I use two-phase initialization only ever if it's hidden behind a wrapping class. If manually calling initialization functions would work, we'd still be programming in C and C++ with its constructors would never have been invented.
Depending on the situation, this may be a case where shared pointers don't add anything. They should be used anytime lifetime management is an issue. If the child objects lifetime is guaranteed to be shorter than that of the parent, I don't see a problem with using raw pointers. For instance, if the parent creates and deletes the child objects (and no one else does), there is no question over who should delete the child objects.
KeithB has a really good point that I would like to extend (in a sense that is not related to the question, but that will not fit in a comment):
In the specific case of the relation of an object with its subobjects the lifetimes are guaranteed: the parent object will always outlive the child object. In this case the child (member) object does not share the ownership of the parent (containing) object, and a shared_ptr should not be used. It should not be used for semantic reasons (no shared ownership at all) nor for practical reasons: you can introduce all sorts of problems: memory leaks and incorrect deletions.
To ease discussion I will use P to refer to the parent object and C to refer to the child or contained object.
If P lifetime is externally handled with a shared_ptr, then adding another shared_ptr in C to refer to P will have the effect of creating a cycle. Once you have a cycle in memory managed by reference counting you most probably have a memory leak: when the last external shared_ptr that refers to P goes out of scope, the pointer in C is still alive, so the reference count for P does not reach 0 and the object is not released, even if it is no longer accessible.
If P is handled by a different pointer then when the pointer gets deleted it will call the P destructor, that will cascade into calling the C destructor. The reference count for P in the shared_ptr that C has will reach 0 and it will trigger a double deletion.

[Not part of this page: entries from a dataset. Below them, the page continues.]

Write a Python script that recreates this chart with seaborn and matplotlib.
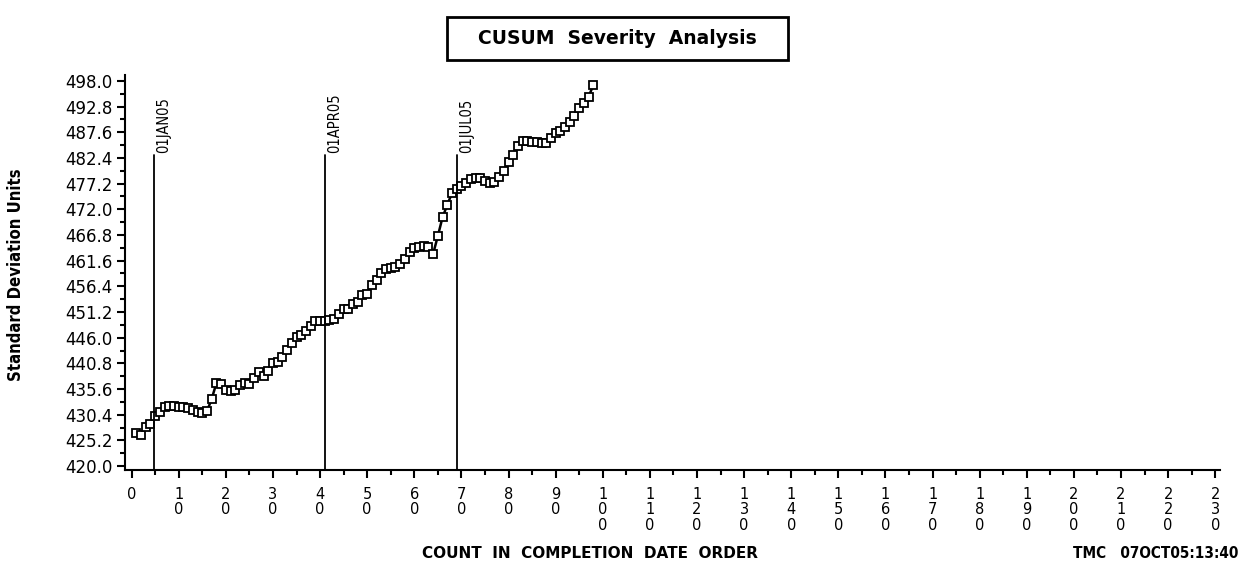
import matplotlib
matplotlib.use("Agg")
import matplotlib.pyplot as plt
import seaborn as sns
import pandas as pd
from matplotlib.patches import Rectangle

# ---------------- data ----------------
count = list(range(1, 99))
cusum = [426.7, 426.2, 427.9, 428.5, 430.1, 430.9, 431.9, 432.2, 432.1, 432.0,
         431.9, 431.7, 431.3, 431.0, 430.8, 431.1, 433.6, 436.8, 436.6, 435.5,
         435.2, 435.4, 436.4, 436.8, 436.6, 437.9, 439.0, 438.2, 439.2, 440.9,
         441.1, 442.1, 443.5, 444.9, 446.1, 446.5, 447.4, 448.4, 449.4, 449.4,
         449.4, 449.6, 449.8, 450.8, 451.8, 451.8, 452.8, 453.2, 454.6, 454.8,
         456.7, 457.7, 459.1, 459.9, 460.1, 460.3, 460.9, 461.9, 463.4, 464.2,
         464.4, 464.6, 464.4, 463.0, 466.6, 470.4, 472.9, 475.3, 476.1, 476.7,
         477.3, 478.1, 478.3, 478.3, 477.7, 477.3, 477.5, 478.6, 479.8, 481.6,
         483.0, 484.8, 485.8, 485.8, 485.6, 485.6, 485.4, 485.4, 486.5, 487.5,
         487.9, 488.7, 489.7, 490.9, 492.5, 493.5, 494.8, 497.2]

ref_pos = [4.7, 41.0, 69.0]
ref_labels = ["01JAN05", "01APR05", "01JUL05"]
ref_top = 483.0

y_ticks = [420.0, 425.2, 430.4, 435.6, 440.8, 446.0, 451.2, 456.4,
           461.6, 466.8, 472.0, 477.2, 482.4, 487.6, 492.8, 498.0]
x_ticks = list(range(0, 240, 10))

title = "CUSUM  Severity  Analysis"
x_label = "COUNT  IN  COMPLETION  DATE  ORDER"
y_label = "Standard Deviation Units"
stamp = "TMC   07OCT05:13:40"

df = pd.DataFrame({"count": count, "cusum": cusum})

# ---------------- style ----------------
sns.set_style("ticks")
plt.rcParams["font.family"] = ["DejaVu Sans"]
plt.rcParams["text.color"] = "black"
plt.rcParams["axes.labelcolor"] = "black"
plt.rcParams["xtick.color"] = "black"
plt.rcParams["ytick.color"] = "black"

fig = plt.figure(figsize=(12.41, 5.72), dpi=100)
ax = fig.add_axes([125 / 1241, 1 - 470 / 572, (1220 - 125) / 1241, (470 - 75) / 572])

sns.lineplot(data=df, x="count", y="cusum", ax=ax, color="black", lw=1.8,
             marker="s", markersize=5.5, markerfacecolor="white",
             markeredgecolor="black", markeredgewidth=1.3)

for p, lab in zip(ref_pos, ref_labels):
    ax.plot([p, p], [419.2, ref_top], color="black", lw=1.3)
    ax.text(p + 0.5, ref_top + 0.4, lab, rotation=90, ha="left", va="bottom",
            fontsize=10.5, fontstretch="condensed", color="black",
            family=["Liberation Sans Narrow", "DejaVu Sans"])

ax.set_xlim(-1.4, 231)
ax.set_ylim(419.2, 499.2)
ax.set_xticks(x_ticks)
ax.set_xticklabels(["\n".join(str(v)) for v in x_ticks], fontsize=10.5,
                   linespacing=1.05, va="top")
ax.set_xticks(list(range(5, 235, 10)), minor=True)
ax.set_yticks(y_ticks)
ax.set_yticklabels([f"{v:.1f}" for v in y_ticks], fontsize=12)
ax.set_yticks([v + 2.6 for v in y_ticks[:-1]], minor=True)

ax.tick_params(axis="both", which="major", length=6, width=1.5, color="black",
               labelcolor="black")
ax.tick_params(axis="both", which="minor", length=3.5, width=1.5, color="black")
ax.tick_params(axis="x", which="major", pad=6)
ax.tick_params(axis="y", which="major", pad=3)

for s in ["top", "right"]:
    ax.spines[s].set_visible(False)
for s in ["left", "bottom"]:
    ax.spines[s].set_linewidth(1.5)
    ax.spines[s].set_color("black")

ax.set_xlabel("")
ax.set_ylabel("")

# title box
fig.patches.append(Rectangle((447 / 1241, 1 - 60 / 572), (788 - 447) / 1241,
                             (60 - 17) / 572, transform=fig.transFigure,
                             fill=False, edgecolor="black", lw=2))
fig.text(617 / 1241, 1 - 38.5 / 572, title, ha="center", va="center",
         fontsize=13.5, fontweight="bold", color="black")

fig.text(590 / 1241, 1 - 553 / 572, x_label, ha="center", va="center",
         fontsize=11, fontweight="bold", color="black")
fig.text(1238 / 1241, 1 - 553 / 572, stamp, ha="right", va="center",
         fontsize=11, fontweight="bold", fontstretch="condensed", color="black",
         family=["Liberation Sans Narrow", "DejaVu Sans"])
fig.text(16 / 1241, 1 - 275 / 572, y_label, ha="center", va="center",
         rotation=90, fontsize=12, fontweight="bold", fontstretch="condensed",
         color="black", family=["Liberation Sans Narrow", "DejaVu Sans"])

fig.savefig("out.png", dpi=100)
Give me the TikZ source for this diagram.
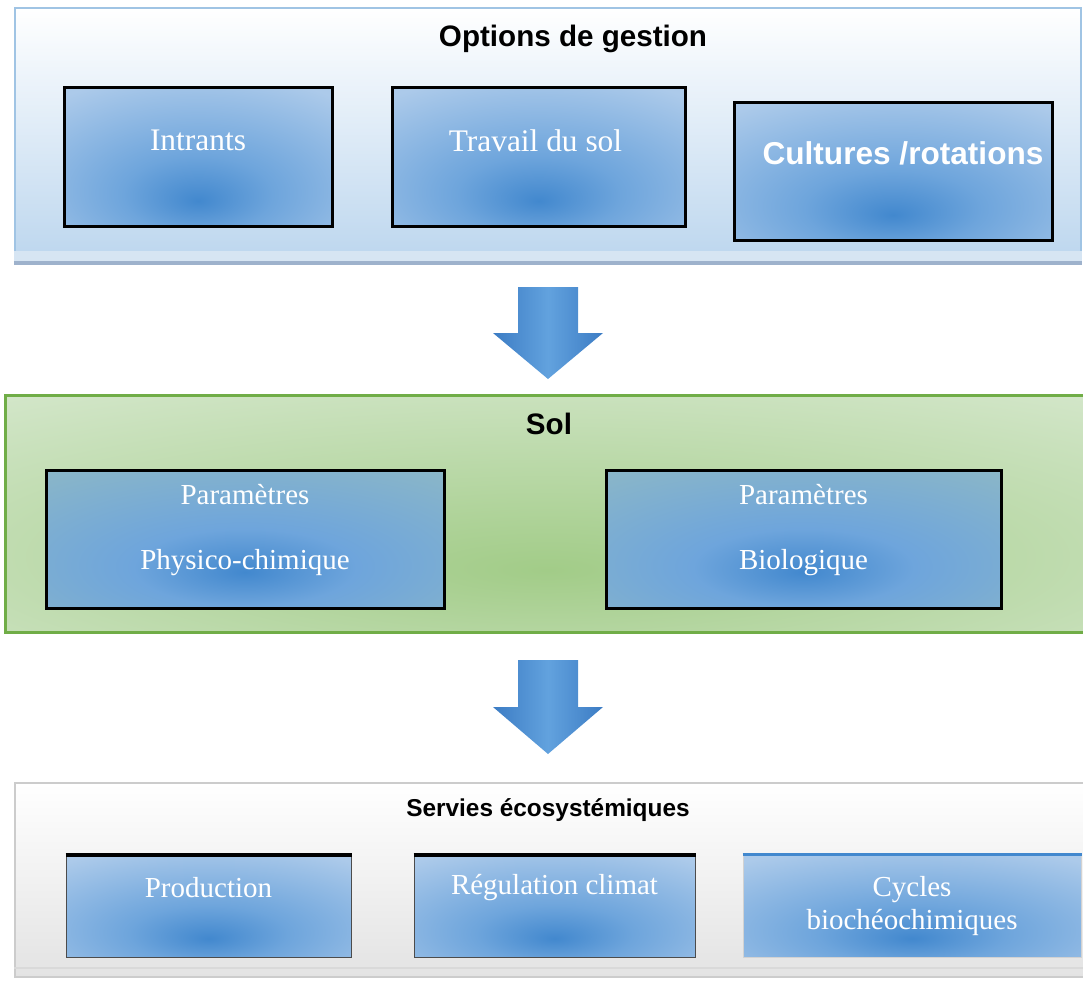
\documentclass[tikz,border=0pt]{standalone}
\usepackage{fontspec}
\setmainfont{Liberation Serif}
\setsansfont{Liberation Sans}
\usepackage{tikz}
\usetikzlibrary{calc,positioning}
\definecolor{panel-edge}{RGB}{160,196,228}
\definecolor{panel-blue}{RGB}{188,214,238}
\definecolor{panel-band}{RGB}{214,229,243}
\definecolor{panel-shade}{RGB}{158,178,204}
\definecolor{box-dark}{RGB}{66,136,206}
\definecolor{box-mid}{RGB}{110,165,220}
\definecolor{box-light}{RGB}{172,202,234}
\definecolor{box-teal}{RGB}{138,182,200}
\definecolor{sol-green}{RGB}{112,173,71}
\definecolor{sol-mid}{RGB}{162,204,136}
\definecolor{sol-light}{RGB}{216,233,208}
\definecolor{arrow-dark}{RGB}{60,124,196}
\definecolor{arrow-light}{RGB}{98,162,222}
\pgfdeclareradialshading{boxglow}{\pgfpoint{0bp}{-16bp}}{color(0bp)=(box-dark); color(14bp)=(box-mid); color(40bp)=(box-light); color(100bp)=(box-light)}
\pgfdeclareradialshading{tealglow}{\pgfpoint{0bp}{-12bp}}{color(0bp)=(box-dark); color(14bp)=(box-mid); color(40bp)=(box-teal); color(100bp)=(box-teal)}
\pgfdeclareradialshading{solglow}{\pgfpoint{0bp}{-12bp}}{color(0bp)=(sol-mid); color(45bp)=(sol-light); color(100bp)=(sol-light)}

\begin{document}
\begin{tikzpicture}[x=0.5pt, y=-0.5pt,
  optpanel/.style={draw=panel-edge, line width=1.2pt, top color=white, bottom color=panel-blue, inner sep=0pt},
  solpanel/.style={draw=sol-green, line width=1.5pt, shade, shading=solglow, inner sep=0pt},
  servpanel/.style={draw=gray!40, line width=1pt, top color=white, bottom color=gray!22, inner sep=0pt},
  bluebox/.style={draw=black, line width=1.5pt, shade, shading=boxglow, inner sep=0pt},
  tealbox/.style={bluebox, shading=tealglow},
  servbox/.style={draw=black!70, line width=0.5pt, shade, shading=boxglow, inner sep=0pt},
  boxtext/.style={text=white, font=\fontsize{14.5}{17.5}\selectfont, align=center, inner sep=0pt},
  paneltitle/.style={font=\sffamily\bfseries\fontsize{14.8}{17}\selectfont, inner sep=0pt},
  blockarrow/.style={left color=arrow-dark, right color=arrow-dark, middle color=arrow-light}]
  \clip (0,0) rectangle (1083,981);

  % options de gestion
  \node[optpanel, minimum width=533pt, minimum height=127pt] (opt) at (548,135) {};
  \fill[panel-band] ([yshift=6pt]opt.south west) rectangle (opt.south east);
  \draw[panel-shade, line width=2pt] (opt.south west) -- (opt.south east);
  \node[paneltitle] (opt-title) at (573,39) {Options de gestion};

  \node[bluebox, minimum width=134pt, minimum height=69.5pt] (intrants) at (198,156.5) {};
  \node[boxtext, font=\fontsize{15.7}{19}\selectfont, yshift=-27.5pt] (intrants-t) at (intrants.north) {Intrants};
  \node[bluebox, minimum width=146.5pt, minimum height=69.5pt] (travail) at (538.5,156.5) {};
  \node[boxtext, font=\fontsize{15.7}{19}\selectfont, yshift=-27.5pt, xshift=-1.5pt] (travail-t) at (travail.north) {Travail du sol};
  \node[bluebox, minimum width=159pt, minimum height=69pt] (cultures) at (893,171) {};
  \node[boxtext, font=\sffamily\bfseries\fontsize{15.8}{19}\selectfont, yshift=-26.5pt, xshift=5pt] (cultures-t) at (cultures.north) {Cultures /rotations};

  % arrow to sol
  \coordinate (arr1-top) at (548,287);
  \coordinate (arr1-tip) at (548,379);
  \shade[blockarrow] ($(arr1-top)+(-30,0)$) -- ($(arr1-top)+(30,0)$) -- ($(arr1-tip)+(30,-46)$)
    -- ($(arr1-tip)+(55,-46)$) -- (arr1-tip) -- ($(arr1-tip)+(-55,-46)$) -- ($(arr1-tip)+(-30,-46)$) -- cycle;

  % sol
  \node[solpanel, minimum width=542.5pt, minimum height=118.5pt] (sol) at (547.5,513.5) {};
  \node[paneltitle] (sol-title) at (549,424) {Sol};
  \node[tealbox, minimum width=199pt, minimum height=69pt] (physico) at (245,539) {};
  \node[boxtext, yshift=4.25pt] (physico-t) at (physico) {Paramètres\\[15pt]Physico-chimique};
  \node[tealbox, minimum width=197.5pt, minimum height=69pt] (bio) at (803.5,539) {};
  \node[boxtext, yshift=4.25pt] (bio-t) at (bio) {Paramètres\\[15pt]Biologique};

  % arrow to services
  \coordinate (arr2-top) at (548,660);
  \coordinate (arr2-tip) at (548,754);
  \shade[blockarrow] ($(arr2-top)+(-30,0)$) -- ($(arr2-top)+(30,0)$) -- ($(arr2-tip)+(30,-47)$)
    -- ($(arr2-tip)+(55,-47)$) -- (arr2-tip) -- ($(arr2-tip)+(-55,-47)$) -- ($(arr2-tip)+(-30,-47)$) -- cycle;

  % servies ecosystemiques
  \node[servpanel, minimum width=537.5pt, minimum height=97pt] (serv) at (552.5,880) {};
  \draw[gray!30, line width=1pt] ([yshift=5pt]serv.south west) -- ([yshift=5pt]serv.south east);
  \node[paneltitle, font=\sffamily\bfseries\fontsize{12.2}{15}\selectfont] (serv-title) at (548,810) {Servies écosystémiques};

  \node[servbox, minimum width=142.5pt, minimum height=51pt] (prod) at (208.5,906) {};
  \draw[line width=2pt] (prod.north west) -- (prod.north east);
  \node[boxtext, yshift=-16.5pt] (prod-t) at (prod.north) {Production};
  \node[servbox, minimum width=140.5pt, minimum height=51pt] (climat) at (554.5,906) {};
  \draw[line width=2pt] (climat.north west) -- (climat.north east);
  \node[boxtext, yshift=-16.5pt] (climat-t) at (climat.north) {Régulation climat};
  \node[servbox, draw=gray!35, minimum width=169pt, minimum height=51pt] (cycles) at (912,906) {};
  \draw[box-dark, line width=1.5pt] (cycles.north west) -- (cycles.north east);
  \node[boxtext, yshift=-26pt] (cycles-t) at (cycles.north) {Cycles\\[-1pt]biochéochimiques};
\end{tikzpicture}
\end{document}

If P has automatic storage duration, when it's destructor gets called (the object goes out of scope or the containing object destructor is called) then the shared_ptr will trigger the deletion of a block of memory that was not new-ed.
The common solution is breaking cycles with weak_ptrs, so that the child object would not keep a shared_ptr to the parent, but rather a weak_ptr. At this stage the problem is the same: to create a weak_ptr the object must already be managed by a shared_ptr, which during construction cannot happen.
Consider using either a raw pointer (handling ownership of a resource through a pointer is unsafe, but here ownership is handled externally so that is not an issue) or even a reference (which also is telling other programmers that you trust the referred object P to outlive the referring object C)
A object that requires complex construction sounds like a job for a factory.
Define an interface or an abstract class, one that cannot be constructed, plus a free-function that, possibly with parameters, returns a pointer to the interface, but behinds the scenes takes care of the complexity.
You have to think of design in terms of what the end user of your class has to do.
Do you really need to use the shared_ptr in this case? Can the child just have a pointer? After all, it's the child object, so it's owned by the parent, so couldn't it just have a normal pointer to it's parent?